- _DATA ROWS_:
★ ★ ★ ★ ★

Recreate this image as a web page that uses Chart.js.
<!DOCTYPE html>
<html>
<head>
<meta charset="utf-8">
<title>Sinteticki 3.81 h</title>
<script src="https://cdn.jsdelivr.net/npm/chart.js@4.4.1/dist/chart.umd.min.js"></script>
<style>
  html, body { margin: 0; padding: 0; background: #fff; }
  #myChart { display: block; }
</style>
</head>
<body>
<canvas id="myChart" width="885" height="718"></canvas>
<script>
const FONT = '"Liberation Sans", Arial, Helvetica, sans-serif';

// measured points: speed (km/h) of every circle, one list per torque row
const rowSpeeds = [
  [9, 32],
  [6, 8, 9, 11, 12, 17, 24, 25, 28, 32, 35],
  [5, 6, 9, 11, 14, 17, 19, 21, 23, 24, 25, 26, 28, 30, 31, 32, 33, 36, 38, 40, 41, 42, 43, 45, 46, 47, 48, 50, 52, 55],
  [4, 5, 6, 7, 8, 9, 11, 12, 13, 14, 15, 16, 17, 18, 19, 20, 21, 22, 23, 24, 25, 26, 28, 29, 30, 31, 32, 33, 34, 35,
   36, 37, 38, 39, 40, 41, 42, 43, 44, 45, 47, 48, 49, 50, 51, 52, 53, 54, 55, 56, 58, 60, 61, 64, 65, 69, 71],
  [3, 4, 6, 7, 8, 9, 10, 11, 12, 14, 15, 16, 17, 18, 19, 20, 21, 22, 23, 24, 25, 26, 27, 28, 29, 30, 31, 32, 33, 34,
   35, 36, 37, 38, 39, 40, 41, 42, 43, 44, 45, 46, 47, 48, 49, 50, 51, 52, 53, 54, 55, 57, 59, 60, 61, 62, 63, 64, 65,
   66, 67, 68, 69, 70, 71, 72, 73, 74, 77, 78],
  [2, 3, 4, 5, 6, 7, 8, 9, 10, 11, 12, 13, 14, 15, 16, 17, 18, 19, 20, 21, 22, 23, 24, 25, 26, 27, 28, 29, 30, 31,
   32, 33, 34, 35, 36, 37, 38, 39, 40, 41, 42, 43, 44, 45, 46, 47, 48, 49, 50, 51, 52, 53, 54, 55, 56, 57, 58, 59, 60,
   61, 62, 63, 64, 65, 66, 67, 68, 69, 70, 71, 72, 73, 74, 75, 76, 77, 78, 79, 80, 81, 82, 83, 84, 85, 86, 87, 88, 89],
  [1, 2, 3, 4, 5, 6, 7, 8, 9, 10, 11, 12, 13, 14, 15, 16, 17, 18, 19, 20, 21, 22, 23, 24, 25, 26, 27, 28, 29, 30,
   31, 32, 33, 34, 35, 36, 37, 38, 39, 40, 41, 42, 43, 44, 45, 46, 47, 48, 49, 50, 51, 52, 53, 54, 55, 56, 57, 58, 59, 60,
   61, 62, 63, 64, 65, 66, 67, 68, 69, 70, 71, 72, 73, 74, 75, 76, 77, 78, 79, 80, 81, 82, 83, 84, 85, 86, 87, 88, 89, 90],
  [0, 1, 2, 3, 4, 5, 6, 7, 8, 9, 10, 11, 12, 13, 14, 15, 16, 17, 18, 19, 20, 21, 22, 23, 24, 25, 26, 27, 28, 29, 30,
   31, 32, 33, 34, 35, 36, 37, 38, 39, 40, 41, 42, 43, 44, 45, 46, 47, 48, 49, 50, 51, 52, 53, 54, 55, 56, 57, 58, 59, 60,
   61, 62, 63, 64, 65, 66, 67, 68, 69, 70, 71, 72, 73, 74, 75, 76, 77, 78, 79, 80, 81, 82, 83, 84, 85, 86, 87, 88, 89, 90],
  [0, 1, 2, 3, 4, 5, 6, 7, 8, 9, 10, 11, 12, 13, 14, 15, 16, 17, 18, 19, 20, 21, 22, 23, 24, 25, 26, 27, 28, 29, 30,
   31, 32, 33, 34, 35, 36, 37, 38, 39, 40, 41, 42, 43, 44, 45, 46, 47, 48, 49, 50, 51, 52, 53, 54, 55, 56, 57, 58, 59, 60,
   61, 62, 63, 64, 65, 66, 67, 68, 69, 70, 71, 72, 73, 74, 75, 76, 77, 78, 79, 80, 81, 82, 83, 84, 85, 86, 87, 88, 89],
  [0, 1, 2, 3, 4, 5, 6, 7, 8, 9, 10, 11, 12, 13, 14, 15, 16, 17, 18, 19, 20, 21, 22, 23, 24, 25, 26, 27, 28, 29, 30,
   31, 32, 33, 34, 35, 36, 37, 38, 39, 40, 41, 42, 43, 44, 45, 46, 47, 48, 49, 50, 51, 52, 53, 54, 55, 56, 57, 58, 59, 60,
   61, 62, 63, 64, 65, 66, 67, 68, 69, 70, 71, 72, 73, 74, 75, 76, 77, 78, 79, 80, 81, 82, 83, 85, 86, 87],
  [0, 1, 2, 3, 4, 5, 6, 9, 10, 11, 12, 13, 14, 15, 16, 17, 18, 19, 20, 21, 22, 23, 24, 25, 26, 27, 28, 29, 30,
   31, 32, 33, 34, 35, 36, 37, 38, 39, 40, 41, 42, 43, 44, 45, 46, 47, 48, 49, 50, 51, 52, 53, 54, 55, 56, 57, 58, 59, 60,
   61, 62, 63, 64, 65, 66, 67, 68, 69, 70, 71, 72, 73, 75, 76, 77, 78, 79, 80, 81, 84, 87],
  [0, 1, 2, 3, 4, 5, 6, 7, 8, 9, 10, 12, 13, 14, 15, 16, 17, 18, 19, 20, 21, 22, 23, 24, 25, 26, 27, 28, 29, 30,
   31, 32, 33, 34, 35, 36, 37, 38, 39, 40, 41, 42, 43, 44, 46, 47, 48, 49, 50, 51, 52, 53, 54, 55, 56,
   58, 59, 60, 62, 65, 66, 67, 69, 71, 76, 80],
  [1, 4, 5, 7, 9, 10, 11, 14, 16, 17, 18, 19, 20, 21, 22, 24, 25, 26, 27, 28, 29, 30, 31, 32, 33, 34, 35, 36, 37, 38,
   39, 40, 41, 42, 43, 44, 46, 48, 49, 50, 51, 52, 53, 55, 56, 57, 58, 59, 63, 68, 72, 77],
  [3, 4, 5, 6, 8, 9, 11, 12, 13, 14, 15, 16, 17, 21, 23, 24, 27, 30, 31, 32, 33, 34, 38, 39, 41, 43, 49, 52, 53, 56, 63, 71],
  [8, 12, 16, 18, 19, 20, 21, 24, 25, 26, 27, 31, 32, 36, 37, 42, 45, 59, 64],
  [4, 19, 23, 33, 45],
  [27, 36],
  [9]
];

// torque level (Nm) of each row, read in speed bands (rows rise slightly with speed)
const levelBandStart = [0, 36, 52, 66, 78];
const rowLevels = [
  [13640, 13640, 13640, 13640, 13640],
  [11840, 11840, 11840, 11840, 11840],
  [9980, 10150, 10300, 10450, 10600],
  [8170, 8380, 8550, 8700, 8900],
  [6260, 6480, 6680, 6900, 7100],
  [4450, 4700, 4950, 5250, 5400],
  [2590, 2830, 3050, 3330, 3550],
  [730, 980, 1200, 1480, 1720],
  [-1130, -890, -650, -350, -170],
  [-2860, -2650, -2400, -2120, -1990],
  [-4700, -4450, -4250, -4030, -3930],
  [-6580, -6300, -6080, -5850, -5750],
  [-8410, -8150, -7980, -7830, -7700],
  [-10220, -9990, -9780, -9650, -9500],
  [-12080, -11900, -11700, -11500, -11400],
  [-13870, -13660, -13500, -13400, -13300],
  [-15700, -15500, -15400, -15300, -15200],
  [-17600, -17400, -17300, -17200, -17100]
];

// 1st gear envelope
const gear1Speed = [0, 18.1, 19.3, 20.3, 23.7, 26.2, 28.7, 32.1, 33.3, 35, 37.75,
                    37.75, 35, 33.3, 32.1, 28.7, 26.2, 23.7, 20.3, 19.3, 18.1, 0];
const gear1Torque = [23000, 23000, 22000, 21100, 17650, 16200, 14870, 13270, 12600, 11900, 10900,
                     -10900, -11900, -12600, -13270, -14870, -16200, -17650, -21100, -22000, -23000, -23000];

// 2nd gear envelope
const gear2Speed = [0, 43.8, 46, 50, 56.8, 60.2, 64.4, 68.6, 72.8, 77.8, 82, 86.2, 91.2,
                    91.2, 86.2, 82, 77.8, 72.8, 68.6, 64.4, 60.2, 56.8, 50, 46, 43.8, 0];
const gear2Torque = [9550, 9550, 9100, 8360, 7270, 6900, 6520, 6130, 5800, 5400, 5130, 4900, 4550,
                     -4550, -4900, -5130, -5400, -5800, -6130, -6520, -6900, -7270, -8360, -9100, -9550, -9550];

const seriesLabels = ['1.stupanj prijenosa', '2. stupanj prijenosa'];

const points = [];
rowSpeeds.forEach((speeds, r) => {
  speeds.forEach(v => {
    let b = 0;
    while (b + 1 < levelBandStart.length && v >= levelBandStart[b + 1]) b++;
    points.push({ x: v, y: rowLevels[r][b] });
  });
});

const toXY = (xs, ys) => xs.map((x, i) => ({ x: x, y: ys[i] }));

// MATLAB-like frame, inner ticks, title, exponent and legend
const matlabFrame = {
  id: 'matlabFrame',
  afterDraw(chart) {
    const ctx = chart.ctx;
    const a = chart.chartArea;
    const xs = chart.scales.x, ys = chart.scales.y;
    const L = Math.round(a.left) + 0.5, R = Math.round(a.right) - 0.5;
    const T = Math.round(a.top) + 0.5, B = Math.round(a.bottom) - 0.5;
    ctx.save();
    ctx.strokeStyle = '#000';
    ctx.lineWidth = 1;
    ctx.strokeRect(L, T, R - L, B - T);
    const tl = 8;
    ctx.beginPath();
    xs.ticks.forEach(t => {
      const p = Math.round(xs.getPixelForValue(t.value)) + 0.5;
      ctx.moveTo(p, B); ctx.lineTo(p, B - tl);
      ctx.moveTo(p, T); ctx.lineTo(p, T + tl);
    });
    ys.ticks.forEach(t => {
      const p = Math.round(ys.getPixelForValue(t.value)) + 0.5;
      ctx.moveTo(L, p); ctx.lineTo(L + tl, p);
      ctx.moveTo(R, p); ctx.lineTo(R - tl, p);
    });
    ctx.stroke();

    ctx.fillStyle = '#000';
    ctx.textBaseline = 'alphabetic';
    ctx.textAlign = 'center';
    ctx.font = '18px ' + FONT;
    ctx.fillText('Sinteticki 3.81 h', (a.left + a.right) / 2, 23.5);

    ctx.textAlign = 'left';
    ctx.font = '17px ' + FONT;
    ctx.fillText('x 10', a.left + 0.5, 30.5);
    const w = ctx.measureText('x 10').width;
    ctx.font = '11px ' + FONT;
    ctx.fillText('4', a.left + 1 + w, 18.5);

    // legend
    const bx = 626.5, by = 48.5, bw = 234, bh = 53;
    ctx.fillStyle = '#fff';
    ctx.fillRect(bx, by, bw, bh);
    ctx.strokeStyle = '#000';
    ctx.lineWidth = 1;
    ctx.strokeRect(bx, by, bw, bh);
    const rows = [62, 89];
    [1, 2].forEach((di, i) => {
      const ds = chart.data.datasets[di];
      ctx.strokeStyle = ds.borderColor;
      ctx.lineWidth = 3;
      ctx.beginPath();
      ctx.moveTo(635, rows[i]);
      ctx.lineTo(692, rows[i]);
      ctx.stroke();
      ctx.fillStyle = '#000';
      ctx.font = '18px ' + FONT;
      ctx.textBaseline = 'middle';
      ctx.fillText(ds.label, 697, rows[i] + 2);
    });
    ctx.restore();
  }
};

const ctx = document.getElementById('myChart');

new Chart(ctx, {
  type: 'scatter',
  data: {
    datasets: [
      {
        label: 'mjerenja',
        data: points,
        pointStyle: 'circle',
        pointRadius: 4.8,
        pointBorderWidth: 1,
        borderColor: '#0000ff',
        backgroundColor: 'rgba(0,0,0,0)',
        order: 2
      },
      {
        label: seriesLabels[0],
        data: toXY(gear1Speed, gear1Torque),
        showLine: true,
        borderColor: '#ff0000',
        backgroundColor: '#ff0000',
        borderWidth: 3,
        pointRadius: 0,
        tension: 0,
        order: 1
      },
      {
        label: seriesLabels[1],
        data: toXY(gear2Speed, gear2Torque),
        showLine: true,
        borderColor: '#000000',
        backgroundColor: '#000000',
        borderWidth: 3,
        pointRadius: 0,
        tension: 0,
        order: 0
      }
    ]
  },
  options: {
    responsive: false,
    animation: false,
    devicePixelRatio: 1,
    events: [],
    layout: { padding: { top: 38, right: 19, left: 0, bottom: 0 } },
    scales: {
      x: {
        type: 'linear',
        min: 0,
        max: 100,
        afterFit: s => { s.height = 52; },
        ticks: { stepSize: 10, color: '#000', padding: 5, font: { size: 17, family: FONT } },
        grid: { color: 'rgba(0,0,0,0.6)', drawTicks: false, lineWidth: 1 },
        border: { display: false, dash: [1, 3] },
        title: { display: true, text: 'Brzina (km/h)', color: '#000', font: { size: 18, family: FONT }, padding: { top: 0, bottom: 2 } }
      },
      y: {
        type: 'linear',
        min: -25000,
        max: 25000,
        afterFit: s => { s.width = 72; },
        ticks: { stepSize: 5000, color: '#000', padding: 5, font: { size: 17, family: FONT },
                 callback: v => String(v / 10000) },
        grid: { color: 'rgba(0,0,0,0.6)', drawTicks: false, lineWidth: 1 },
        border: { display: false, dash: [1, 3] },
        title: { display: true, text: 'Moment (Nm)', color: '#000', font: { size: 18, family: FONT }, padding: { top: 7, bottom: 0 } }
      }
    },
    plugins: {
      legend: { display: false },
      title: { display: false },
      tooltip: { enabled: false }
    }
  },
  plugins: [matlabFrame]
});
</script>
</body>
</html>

★ ★ ★ ★ ★

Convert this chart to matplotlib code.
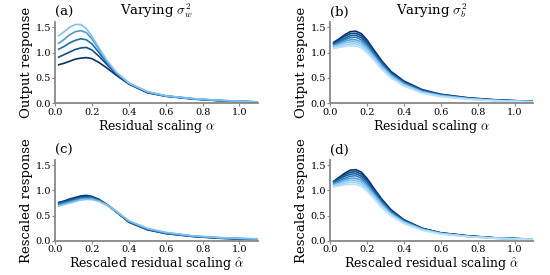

★ ★ ★ ★ ★

- _SET TASK_:
Print only the run of lines that begins with the line containing "Recreate this image" and ends with the line containing "Arial, Helvetica, sans-serif';", both included, exactly as they read.

- _FINISHED TASK_:
Recreate this image as a web page that uses Chart.js.
<!DOCTYPE html>
<html>
<head>
<meta charset="utf-8">
<title>Sinteticki 3.81 h</title>
<script src="https://cdn.jsdelivr.net/npm/chart.js@4.4.1/dist/chart.umd.min.js"></script>
<style>
  html, body { margin: 0; padding: 0; background: #fff; }
  #myChart { display: block; }
</style>
</head>
<body>
<canvas id="myChart" width="885" height="718"></canvas>
<script>
const FONT = '"Liberation Sans", Arial, Helvetica, sans-serif';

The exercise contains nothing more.